Lea Cline, Art History - Fall 2009, Spring 2010
An art historian and active archaeologist, Lea Cline joined the UGA-Cortona program in the Summer of 2009. Lea will receive her PhD in Spring 2010 from the University of Texas at Austin; her dissertation focused on Roman sacrificial altars in ancient Rome but she has equal passion for Roman decorative schemes (paintings and mosaics) and early Renaissance art. A native Texan, Lea has spent the better part of nine years in Italy, teaching American students, writing and working in excavation. She received a Fulbright Fellowship in 2006-2007 which allowed her to live in Rome for a year, is currently a Visiting Scholar at the American Academy in Rome, and spends her time away from the classroom working at a Roman villa site (Oplontis) near Pompeii. While in Cortona, she will be teaching courses on both ancient Etruscan and Roman art, and Renaissance art.

Ceramics
Christopher Parker Robinson was born in Atlanta, GA (USA) on September 14, 1971. In 1993 he earned his Bachelor of Arts concentrating in Ceramics with a minor in Medieval Studies from Guilford College in Greensboro, North Carolina (USA). From 1994 to 1998, he attended the Penland School of Crafts in Penland, North Carolina (USA). In these years, in addition to studies on ceramics, he made his first studies on the practice of wood fired (high temperature, 1300?C/2300?F) pottery as well as other materials and techniques such as blacksmithing, glass blowing and wood working.
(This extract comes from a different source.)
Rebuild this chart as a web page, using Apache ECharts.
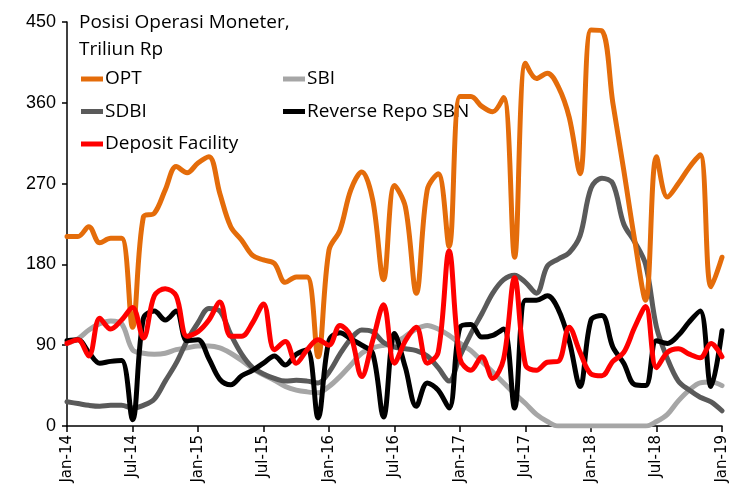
<!DOCTYPE html>
<html>
<head>
<meta charset="utf-8">
<script src="https://cdn.jsdelivr.net/npm/echarts@6/dist/echarts.min.js"></script>
<style>html,body{margin:0;padding:0;background:#fff}#c{width:730px;height:499px}</style>
</head>
<body>
<div id="c"></div>
<script>
const categories = [
"Jan-14","Feb-14","Mar-14","Apr-14","May-14","Jun-14","Jul-14","Aug-14","Sep-14","Oct-14","Nov-14","Dec-14",
"Jan-15","Feb-15","Mar-15","Apr-15","May-15","Jun-15","Jul-15","Aug-15","Sep-15","Oct-15","Nov-15","Dec-15",
"Jan-16","Feb-16","Mar-16","Apr-16","May-16","Jun-16","Jul-16","Aug-16","Sep-16","Oct-16","Nov-16","Dec-16",
"Jan-17","Feb-17","Mar-17","Apr-17","May-17","Jun-17","Jul-17","Aug-17","Sep-17","Oct-17","Nov-17","Dec-17",
"Jan-18","Feb-18","Mar-18","Apr-18","May-18","Jun-18","Jul-18","Aug-18","Sep-18","Oct-18","Nov-18","Dec-18",
"Jan-19"];
const yTicks = [0, 90, 180, 270, 360, 450];

const opt = [211,211,222,204,209,209,110,233,237,263,289,282,
  293,300,259,222,207,190,185,181,160,166,166,77,
  196,218,263,283,252,163,268,244,148,263,281,200,
  367,367,356,350,366,188,404,387,393,378,344,281,
  441,440,360,285,207,140,300,255,270,288,302,155,
  188];
const sbi = [92,97,107,114,117,114,85,81,80,81,85,87,
  89,89,87,81,73,64,57,51,44,40,38,37,
  44,55,68,81,87,90,92,100,108,112,108,101,
  92,84,72,60,48,36,25,13,5,0,0,0,
  0,0,0,0,0,0,5,13,28,40,48,49,
  45];
const sdbi = [27,25,23,22,23,23,20,23,30,50,70,95,
  115,131,128,102,80,65,58,53,50,51,50,48,
  60,80,97,107,105,93,88,86,84,78,65,50,
  78,103,125,148,163,168,160,148,178,186,193,212,
  265,276,270,225,205,180,110,75,50,40,32,27,
  17];
const rrepo = [95,96,82,70,72,73,7,120,128,118,128,95,
  96,75,52,46,56,62,70,78,68,80,85,9,
  95,104,97,90,81,10,103,65,22,48,40,20,
  110,113,99,101,108,20,140,140,145,130,95,44,
  118,123,88,70,46,45,95,92,101,116,128,44,
  106];
const depo = [92,96,78,120,108,118,132,98,145,153,145,100,
  105,118,138,100,100,115,136,85,94,70,85,96,
  90,112,100,55,95,135,70,95,110,70,82,195,
  75,62,77,53,75,165,68,62,71,72,110,82,
  58,56,72,82,110,133,65,82,86,80,76,92,
  77];

const names = ["OPT","SBI","SDBI","Reverse Repo SBN","Deposit Facility"];
const colors = ["#E46C0A","#A6A6A6","#5A5A5A","#000000","#FF0000"];
const dataSets = [opt, sbi, sdbi, rrepo, depo];
const order = [1, 2, 0, 3, 4];

const chart = echarts.init(document.getElementById('c'), null, {renderer:'canvas'});
const series = order.map(i => ({
  name: names[i], type: 'line', data: dataSets[i], smooth: 0.35,
  showSymbol: false, symbol: 'none',
  lineStyle: {color: colors[i], width: 5, cap: 'round', join: 'round'},
  itemStyle: {color: colors[i]},
  z: 2 + order.indexOf(i)
}));

const legendText = {fontFamily: 'Open Sans', fontSize: 19, color: '#000', lineHeight: 20, padding: [0,0,0,-3]};
chart.setOption({
  animation: false,
  title: {
    text: 'Posisi Operasi Moneter,\nTriliun Rp',
    left: 79, top: 9, padding: 0,
    textStyle: {fontFamily: 'Open Sans', fontSize: 19, fontWeight: 'normal', color: '#000', lineHeight: 27}
  },
  legend: [
    {data: ['OPT','SDBI','Deposit Facility'], orient: 'vertical', left: 81, top: 69,
     itemWidth: 22, itemHeight: 5, itemGap: 12.5, icon: 'rect', textStyle: legendText, padding: 0},
    {data: ['SBI','Reverse Repo SBN'], orient: 'vertical', left: 283, top: 69,
     itemWidth: 22, itemHeight: 5, itemGap: 12.5, icon: 'rect', textStyle: legendText, padding: 0}
  ],
  grid: {left: 67, right: 8, top: 22, bottom: 73, containLabel: false},
  xAxis: {
    type: 'category', data: categories, boundaryGap: false,
    axisLine: {show: true, lineStyle: {color: '#000', width: 1.5}},
    axisTick: {show: true, interval: 5, length: 6, lineStyle: {color: '#000', width: 1.5}},
    axisLabel: {interval: 5, rotate: 90, fontFamily: 'DejaVu Sans', fontSize: 15, color: '#000', margin: 9},
    splitLine: {show: false}
  },
  yAxis: {
    type: 'value', min: yTicks[0], max: yTicks[yTicks.length-1], interval: 90,
    axisLine: {show: true, lineStyle: {color: '#000', width: 1.5}},
    axisTick: {show: true, length: 5, lineStyle: {color: '#000', width: 1.5}},
    axisLabel: {fontFamily: 'Liberation Sans', fontSize: 18, color: '#000', margin: 11},
    splitLine: {show: false}
  },
  series: series
});
</script>
</body>
</html>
In 2001 he earned his Master of Fine Arts from the University of Georgia in Athens, Georgia (USA), concentrating in Ceramics. Since February 2002 he has worked for the University of Georgia Studies Abroad program in Cortona, Italy. Alongside his administrative duties and artistic studies, he is also active as a professor of ceramics. Christopher Robinson is currently living and working in Cortona, Italy.

Italian
Marco Pacioni studied contemporary Italian literature at the University of Rome “La Sapienza” where he obtained a laurea in 2000 and a PhD in 2006. After the school of specialization in philosophy at the second University of Rome “Tor Vergata”, in 2001 he moved to Indiana University, Bloomington, where he continued to study Italian literature, philology, and philosophy accomplishing a master in 2002 and a PhD in 2007. He is the Academic Coordinator at UGA Studies Abroad Program in Cortona, where he also teaches Italian. His main publication is a book on the first printed editions of Dante, Petrarch, and Boccaccio. He also published several articles which entirely cover the tradition of Italian literature. His next project is about the visual poetics and the representation of books in the tradition of painting between Medieval and Renaissance. He works as a book reviewer for two national newspapers. He has recently started to collaborate with visual artists to realize projects which include part of his poems.